Fracking debate heating up in NZ
Heated debate over fracking, the mining process which could be used to extract gas in western Southland, is raging in the gas heartland of Taranaki.
A protest group, Climate Justice Taranaki, has called for a ban or moratorium on the practice, which it believes threatens aquifiers with toxic chemicals.
The issue has become an environmental flashpoint across the globe, but Taranaki is the first New Zealand region where there have been anti-fracking protests.
"What we are seeing, especially in the United States and Australia, is groundwater aquifiers being depleted and poisoned by toxic chemicals," Climate Justice spokeswoman Emily Bailey said. "The resource companies don't seem to be telling us what's going on."

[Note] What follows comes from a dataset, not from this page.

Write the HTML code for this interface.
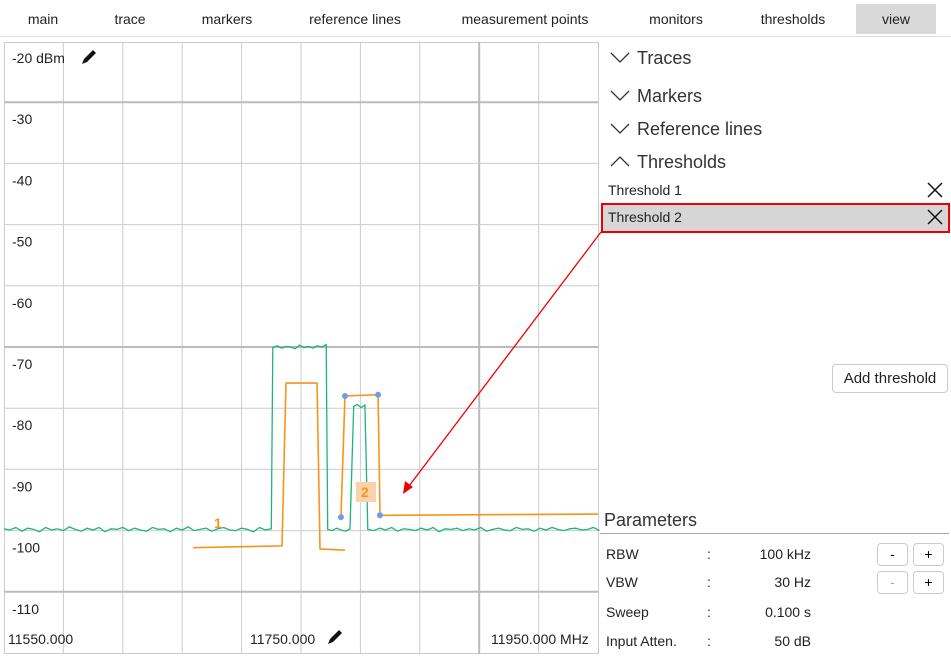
<!DOCTYPE html>
<html><head><meta charset="utf-8"><style>
body{margin:0;width:951px;height:656px;background:#fff;font-family:"Liberation Sans",sans-serif;overflow:hidden;position:relative}
.tab{position:absolute;top:0;height:36px;line-height:38px;font-size:14px;color:#222;text-align:center}
.abs{position:absolute}
.sec{position:absolute;left:637px;font-size:18px;color:#333}
.chev{position:absolute;left:610px}
.btn{position:absolute;border:1px solid #ccc;border-radius:4px;background:#fff;text-align:center;font-size:14px}
.prm{position:absolute;font-size:14px;color:#222}
</style></head><body>
<div class="abs" style="left:0;top:0;width:951px;height:36px;border-bottom:1px solid #ddd"></div>
<div class="tab" style="left:13px;width:60px">main</div>
<div class="tab" style="left:100px;width:60px">trace</div>
<div class="tab" style="left:187px;width:80px">markers</div>
<div class="tab" style="left:295px;width:120px">reference lines</div>
<div class="tab" style="left:445px;width:160px">measurement points</div>
<div class="tab" style="left:636px;width:80px">monitors</div>
<div class="tab" style="left:748px;width:90px">thresholds</div>
<div class="tab" style="left:856px;width:80px;top:4px;height:30px;line-height:31px;background:#d9d9d9">view</div>

<svg id="chart" class="abs" style="left:0;top:0" width="951" height="656"></svg>

<svg class="chev" style="top:52px" width="20" height="12"><polyline points="1,1 10,10 19,1" fill="none" stroke="#333" stroke-width="1.3"/></svg>
<div class="sec" style="top:48px">Traces</div>
<svg class="chev" style="top:90px" width="20" height="12"><polyline points="1,1 10,10 19,1" fill="none" stroke="#333" stroke-width="1.3"/></svg>
<div class="sec" style="top:86px">Markers</div>
<svg class="chev" style="top:123px" width="20" height="12"><polyline points="1,1 10,10 19,1" fill="none" stroke="#333" stroke-width="1.3"/></svg>
<div class="sec" style="top:119px">Reference lines</div>
<svg class="chev" style="top:155px" width="20" height="12"><polyline points="1,11 10,2 19,11" fill="none" stroke="#333" stroke-width="1.3"/></svg>
<div class="sec" style="top:152px">Thresholds</div>
<div class="abs" style="left:608px;top:182px;font-size:14px;color:#222">Threshold 1</div>
<svg class="abs" style="left:927px;top:182px" width="16" height="16"><path d="M1 1L15 15M15 1L1 15" stroke="#111" stroke-width="1.5"/></svg>
<div class="abs" style="left:601px;top:203px;width:345px;height:26px;background:#d6d6d6;border:2px solid #e00"></div>
<div class="abs" style="left:608px;top:209px;font-size:14px;color:#222">Threshold 2</div>
<svg class="abs" style="left:927px;top:209px" width="16" height="16"><path d="M1 1L15 15M15 1L1 15" stroke="#111" stroke-width="1.5"/></svg>
<div class="btn" style="left:832px;top:364px;width:114px;height:27px;line-height:27px;font-size:15px;color:#222">Add threshold</div>

<div class="abs" style="left:604px;top:510px;font-size:18px;color:#333">Parameters</div>
<div class="abs" style="left:600px;top:533px;width:349px;height:1px;background:#aaa"></div>
<div class="prm" style="left:606px;top:546px">RBW</div>
<div class="prm" style="left:707px;top:546px">:</div>
<div class="prm" style="left:740px;top:546px;width:71px;text-align:right">100 kHz</div>
<div class="prm" style="left:606px;top:574px">VBW</div>
<div class="prm" style="left:707px;top:574px">:</div>
<div class="prm" style="left:740px;top:574px;width:71px;text-align:right">30 Hz</div>
<div class="prm" style="left:606px;top:604px">Sweep</div>
<div class="prm" style="left:707px;top:604px">:</div>
<div class="prm" style="left:740px;top:604px;width:71px;text-align:right">0.100 s</div>
<div class="prm" style="left:606px;top:633px">Input Atten.</div>
<div class="prm" style="left:707px;top:633px">:</div>
<div class="prm" style="left:740px;top:633px;width:71px;text-align:right">50 dB</div>
<div class="btn" style="left:877px;top:543px;width:29px;height:21px;line-height:21px">-</div>
<div class="btn" style="left:913px;top:543px;width:29px;height:21px;line-height:21px">+</div>
<div class="btn" style="left:877px;top:571px;width:29px;height:21px;line-height:21px;color:#aaa">-</div>
<div class="btn" style="left:913px;top:571px;width:29px;height:21px;line-height:21px">+</div>

<script>
// ---- data ----
const yTicks = [-20,-30,-40,-50,-60,-70,-80,-90,-100,-110];
const xTickLabels = ["11550.000","11750.000","11950.000 MHz"];
const noiseA = [-99.7,-99.9,-99.5,-100.1,-99.6,-99.8,-100.2,-99.5,-99.9,-99.7,-100.0,-99.4,-99.8,-100.1,-99.6,-99.9,-99.5,-100.2,-99.7,-99.8,-99.5,-100.0,-99.6,-99.9,-100.1,-99.5,-99.8,-99.7,-100.2,-99.6,-99.9,-99.4,-100.0,-99.8,-99.6,-100.1,-99.7,-99.5,-99.9,-100.0,-99.6,-99.8,-100.2,-99.5,-99.9,-99.7];
const peak1 = [-70.1,-69.8,-70.2,-69.9,-70.0,-70.3,-69.7,-70.1,-69.9,-70.2,-69.8,-70.0,-69.6];
const noiseB = [-99.8,-100.0,-99.6,-99.9,-100.1,-99.7];
const peak2 = [-79.7,-79.4,-79.9,-79.5];
const noiseC = [-99.8,-100.0,-99.6,-99.9,-99.5,-100.1,-99.7,-99.8,-100.0,-99.6,-99.9,-99.5,-100.2,-99.7,-99.8,-99.6,-100.0,-99.7,-99.9,-99.5,-100.1,-99.8,-99.6,-99.9,-100.0,-99.5,-99.8,-99.7,-100.1,-99.6,-99.9,-99.5,-99.8,-100.0,-99.7,-99.6,-99.9,-99.8,-99.5,-100.0];
const segStart = [11550, 11731, 11768, 11785.5, 11795];
const segStep = [4, 3, 3, 2.5, 4];
const th1Freq = [11677.3,11737.2,11739.9,11760.8,11762.8,11779.6];
const th1Level = [-102.8,-102.5,-75.9,-75.9,-103.0,-103.2];
const th2Freq = [11776.9,11779.6,11801.9,11803.2,11950];
const th2Level = [-97.8,-78.0,-77.8,-97.5,-97.3];

// ---- axes ----
const X0=4,X1=598,FMIN=11550,FMAX=11950;
const fx=f=>X0+(f-FMIN)/(FMAX-FMIN)*(X1-X0);
const yv=v=>41+(-20-v)*6.12;
const NS="http://www.w3.org/2000/svg";
const svg=document.getElementById('chart');
function mk(t,a){const e=document.createElementNS(NS,t);for(const k in a)e.setAttribute(k,a[k]);svg.appendChild(e);return e;}

let e=mk('rect',{x:4.5,y:42.5,width:594,height:611,fill:'none',stroke:'#ccc'});


for(let i=1;i<10;i++){
  const x=X0+i*(X1-X0)/10;
  e=mk('line',{x1:x,x2:x,y1:42,y2:654,stroke:i==8?'#bbb':'#ccc','stroke-width':i==8?2:1});
  
  
}
yTicks.forEach((v,i)=>{
  if(i>0){
    const y=yv(v);
    e=mk('line',{x1:4,x2:598,y1:y,y2:y,stroke:(v==-30||v==-70||v==-110)?'#bbb':'#ccc','stroke-width':(v==-30||v==-70||v==-110)?2:1});
    
    
  }
  e=mk('text',{x:12,y:(i==0?63:yv(v)+22),'font-size':14,fill:'#222','font-family':'Liberation Sans'});
  e.textContent=i==0?v+' dBm':String(v);
  
  
});
[8,250,491].forEach((x,i)=>{
  e=mk('text',{x:x,y:644,'font-size':14,fill:'#222','font-family':'Liberation Sans'});
  e.textContent=xTickLabels[i];
  
  
});
function pencil(x,y,name){
  e=mk('path',{d:`M${x} ${y+14}l2-5 9-9 3 3-9 9z`,fill:'#111'});
  
  
}
pencil(82,50,'edit-ref-level-icon');
pencil(328,630,'edit-center-freq-icon');

// trace
const segs=[noiseA,peak1,noiseB,peak2,noiseC];
let pts=[];
segs.forEach((s,k)=>s.forEach((v,i)=>pts.push([fx(segStart[k]+i*segStep[k]),yv(v)])));
e=mk('polyline',{points:pts.map(p=>p[0].toFixed(1)+','+p[1].toFixed(1)).join(' '),fill:'none',stroke:'#1fb37f','stroke-width':1.3});



// thresholds
e=mk('polyline',{points:th1Freq.map((f,i)=>fx(f)+','+yv(th1Level[i])).join(' '),fill:'none',stroke:'#f7941d','stroke-width':1.6});


e=mk('text',{x:214,y:528,'font-size':14,'font-weight':'bold',fill:'#f7941d','font-family':'Liberation Sans'});
e.textContent='1';


e=mk('rect',{x:356,y:482,width:20,height:20,fill:'#fbd2aa'});


e=mk('polyline',{points:th2Freq.map((f,i)=>fx(f)+','+yv(th2Level[i])).join(' '),fill:'none',stroke:'#f7941d','stroke-width':1.6});


e=mk('text',{x:361,y:497,'font-size':14,'font-weight':'bold',fill:'#f7941d','font-family':'Liberation Sans'});
e.textContent='2';


th2Freq.slice(0,4).forEach((f,i)=>{
  e=mk('circle',{cx:fx(f),cy:yv(th2Level[i]),r:3,fill:'#6d9eeb'});
  
  
});
// arrow
e=mk('line',{x1:601,y1:232,x2:406,y2:490,stroke:'#e00','stroke-width':1.3});


e=mk('path',{d:'M403 494 L405 481 L413 487 Z',fill:'#e00'});


</script>
</body></html>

Fracking is conventionally used to improve the flow of oil and gas wells by injecting a water-chemical mix into a well and subjecting it to high pressure, which forces the rock surrounding the well to crack open, releasing more oil and gas. In Southland, it could be used to extract shale gas from potentially huge deposits recently discovered under the Waiau Basin.
Anti-frackers believe the practice uses toxic chemicals which can permeate underground aquifiers and contaminate water.
The panic over fracking for shale gas was ignited by a provocative film, Gasland by Josh Fox, which claimed to expose the huge environmental damage caused by fracking in parts of the United States.
The oil and gas industry in New Zealand has fought back against the protests, saying that the practice is safe and New Zealand's environmental regulations are more stringent than in the US.
At an gas event on Wednesday evening, New Plymouth's Mayor, Harry Duynhoven, spoke out against anti-frackers.
Mr Duynhoven, who was associate minister of energy under the last Labour government, said the public was being fed false information about the dangers of fracking.